Songmi passou grande parte de sua vida na Coreia do Norte em Musan — Foto: GETTY IMAGES/via BBC
Adaptar-se à vida na Coreia do Sul capitalista livre costuma ser desafiador para os norte-coreanos.
É totalmente diferente de tudo que já experimentaram. Mas Songmi está levando isso com muita calma.
Ela sente falta de seus amigos, pois não disse a eles que estava indo embora. Ela sente falta de dançar com eles e de jogos que faziam com pedras na terra.
“Quando você encontra amigos na Coreia do Sul, você apenas vai às compras ou toma um café”, diz.
O que ajudou Songmi a se misturar é sua firme crença de que ela não é diferente de seus colegas sul-coreanos.
“Depois de viajar por meses na China e em Laos, me senti como uma órfã enviada para viver em um país estrangeiro”, afirma.
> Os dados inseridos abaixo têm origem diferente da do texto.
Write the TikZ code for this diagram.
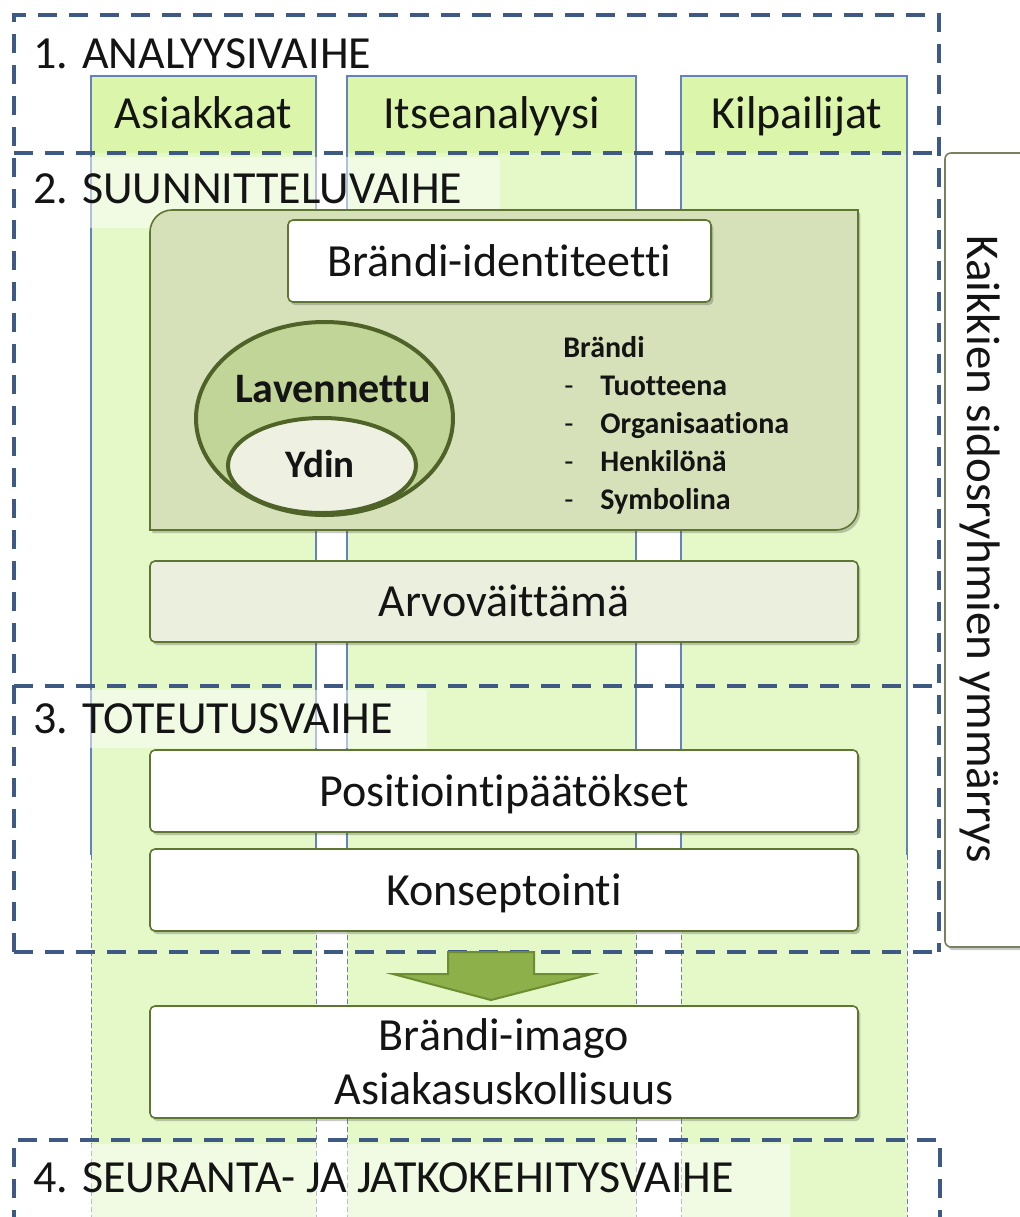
\documentclass[tikz,border=0pt]{standalone}
\usepackage{fontspec}
\setmainfont{Carlito}[Ligatures={NoCommon}]
\usetikzlibrary{shapes.geometric,shadows}
\definecolor{framec}{RGB}{62,90,132}
\definecolor{colhead}{RGB}{219,246,170}
\definecolor{colstrip}{RGB}{228,248,200}
\definecolor{colline}{RGB}{100,130,190}
\definecolor{boxline}{RGB}{95,117,50}
\definecolor{brandfill}{RGB}{214,225,185}
\definecolor{valfill}{RGB}{235,239,222}
\definecolor{outerfill}{RGB}{194,213,152}
\definecolor{innerfill}{RGB}{238,241,226}
\definecolor{ringline}{RGB}{79,98,40}
\definecolor{arrowfill}{RGB}{141,176,74}
\definecolor{arrowline}{RGB}{110,140,50}
\definecolor{sideline}{RGB}{120,130,95}
\definecolor{ink}{RGB}{20,20,20}

\begin{document}
\begin{tikzpicture}[x=0.5pt,y=-0.5pt,
  txt/.style={font=\fontsize{23pt}{28pt}\selectfont, text=ink, inner sep=0pt},
  phase/.style={txt, anchor=base west},
  headtxt/.style={txt, anchor=base},
  listtxt/.style={font=\fontsize{15pt}{18pt}\selectfont\bfseries, text=ink, inner sep=0pt, anchor=base west},
  ringtxt/.style={font=\fontsize{19.5pt}{22pt}\selectfont\bfseries, text=ink, inner sep=0pt, anchor=base},
  softshadow/.style={drop shadow={shadow xshift=1.2pt, shadow yshift=-1.6pt, opacity=0.28, fill=black!75}},
  card/.style={txt, draw=boxline, line width=0.8pt, rounded corners=2.5pt,
    minimum width=354pt, text height=15pt, text depth=0pt, softshadow},
  frame/.style={draw=framec, line width=2pt, dash pattern=on 9.5pt off 6pt},
  colborder/.style={draw=colline, line width=0.55pt},
  coldash/.style={draw=colline, line width=0.45pt, dash pattern=on 2.5pt off 1.5pt},
  labelbg/.style={fill=white, fill opacity=0.5},
]
\useasboundingbox (0,0) rectangle (1020,1217);
\fill[white] (0,0) rectangle (1020,1217);

% three analysis columns: bright header part and lighter strip running down
\foreach \l/\r in {91/316, 347/636, 681/907}{
  \fill[colhead] (\l,76) rectangle (\r,153);
  \fill[colstrip] (\l,153) rectangle (\r,1217);
  \draw[colborder] (\l,855) -- (\l,76) -- (\r,76) -- (\r,855);
  \draw[coldash] (\l,855) -- (\l,1217);
  \draw[coldash] (\r,855) -- (\r,1217);
}

% translucent panels behind the phase titles
\fill[labelbg] (18,157) rectangle (500,228);
\fill[labelbg] (18,690) rectangle (427,748);
\fill[labelbg] (18,1144) rectangle (790,1217);

% dashed phase frames (shared edges drawn once)
\draw[frame] (14,952) -- (14,15) -- (939,15) -- (939,952);
\draw[frame] (14,153) -- (939,153);
\draw[frame] (14,686) -- (939,686);
\draw[frame] (14,952) -- (939,952);
\draw[frame] (14,1260) -- (14,1140) -- (940,1140) -- (940,1260);

% phase titles
\node[phase] (p1) at (33,68) {1. ANALYYSIVAIHE};
\node[phase] (p2) at (33,203) {2. SUUNNITTELUVAIHE};
\node[phase] (p3) at (33,733) {3. TOTEUTUSVAIHE};
\node[phase] (p4) at (33,1192) {4. SEURANTA- JA JATKOKEHITYSVAIHE};

% column headers
\node[headtxt] (h1) at (203.5,128) {Asiakkaat};
\node[headtxt] (h2) at (491.5,128) {Itseanalyysi};
\node[headtxt] (h3) at (797,128) {Kilpailijat};

% brand panel with two diagonally rounded corners
\draw[fill=brandfill, draw=boxline, line width=0.8pt, softshadow]
  (150,232) .. controls (150,220) and (160,210) .. (172,210) -- (858,210)
  -- (858,508) .. controls (858,520) and (848,530) .. (836,530)
  -- (150,530) -- cycle;

\node[card, fill=white, minimum width=211.5pt, minimum height=41pt] (ident) at (499.5,261) {Brändi-identiteetti};

% extended and core brand
\node[ellipse, draw=ringline, line width=2pt, fill=outerfill,
  minimum width=128.5pt, minimum height=96.5pt, inner sep=0pt] (outer) at (324.5,418.5) {};
\node[ellipse, draw=ringline, line width=2pt, fill=innerfill,
  minimum width=94pt, minimum height=47.5pt, inner sep=0pt] (core) at (322,465.5) {};
\node[ringtxt, font=\fontsize{21pt}{24pt}\selectfont\bfseries] (lav) at (333,402) {Lavennettu};
\node[ringtxt] (ydin) at (320,477) {Ydin};

% brand perspectives
\node[listtxt] (b0) at (563,357) {Brändi};
\foreach \y/\t/\n in {395/Tuotteena/b1, 433/Organisaationa/b2, 471/Henkilönä/b3, 509/Symbolina/b4}{
  \node[listtxt, font=\fontsize{15pt}{18pt}\selectfont] (\n d) at (564,\y) {-};
  \node[listtxt] (\n) at (600,\y) {\t};
}

\node[card, fill=valfill, minimum height=40.5pt] (arvo) at (504,601.5) {Arvoväittämä};
\node[card, fill=white, minimum height=41pt] (pos) at (504,791) {Positiointipäätökset};
\node[card, fill=white, minimum height=41pt] (kons) at (504,890) {Konseptointi};

% block arrow towards the outcome
\draw[fill=arrowfill, draw=arrowline, line width=1pt, line join=miter]
  (448,952) -- (534,952) -- (534,974) -- (592,974) -- (491,1000)
  -- (393,974) -- (448,974) -- cycle;

\node[card, fill=white, minimum height=56pt] (img) at (504,1062) {};
\node[headtxt] (img1) at (504,1050) {Brändi-imago};
\node[headtxt] (img2) at (504,1104) {Asiakasuskollisuus};

% stakeholder understanding spanning the phases
\draw[fill=white, draw=sideline, line width=0.8pt, rounded corners=3pt, softshadow]
  (945,153) rectangle (1050,947);
\node[txt, anchor=base, rotate=-90, font=\fontsize{23.5pt}{28pt}\selectfont] (side) at (967,549) {Kaikkien sidosryhmien ymmärrys};
\end{tikzpicture}
\end{document}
Mas quando ela pousou no aeroporto de Seul, a equipe que a recebeu a cumprimentou com um familiar “an-nyeong-ha-say-yo”.
É uma palavra que remete a “olá”, usada tanto na Coreia do Norte quanto na Coreia do Sul. “Percebi que somos as mesmas pessoas na mesma terra. Não vim para um país diferente. Só viajei para o sul.”
No aeroporto, ela se sentou e chorou por cerca de 10 minutos.
Songmi diz que agora encontrou seu propósito: defender a reunificação das duas Coreias.
Há sul-coreanos que sonham com esse futuro, mas muitos não acreditam que seja possível.
Quanto mais tempo se passa desde que o país foi dividido, menos pessoas, principalmente os jovens, veem a necessidade de voltar a unificá-los.
Songmi tem visitado escolas para ensinar aos alunos sobre o Norte.
Ela pergunta quem entre eles pensa em reunificação e, geralmente, apenas alguns levantam a mão.
Mas quando pede que desenhem um mapa da Coreia, a maioria desenha o contorno de toda a península, incluindo o norte e o sul. Isso lhe dá esperança.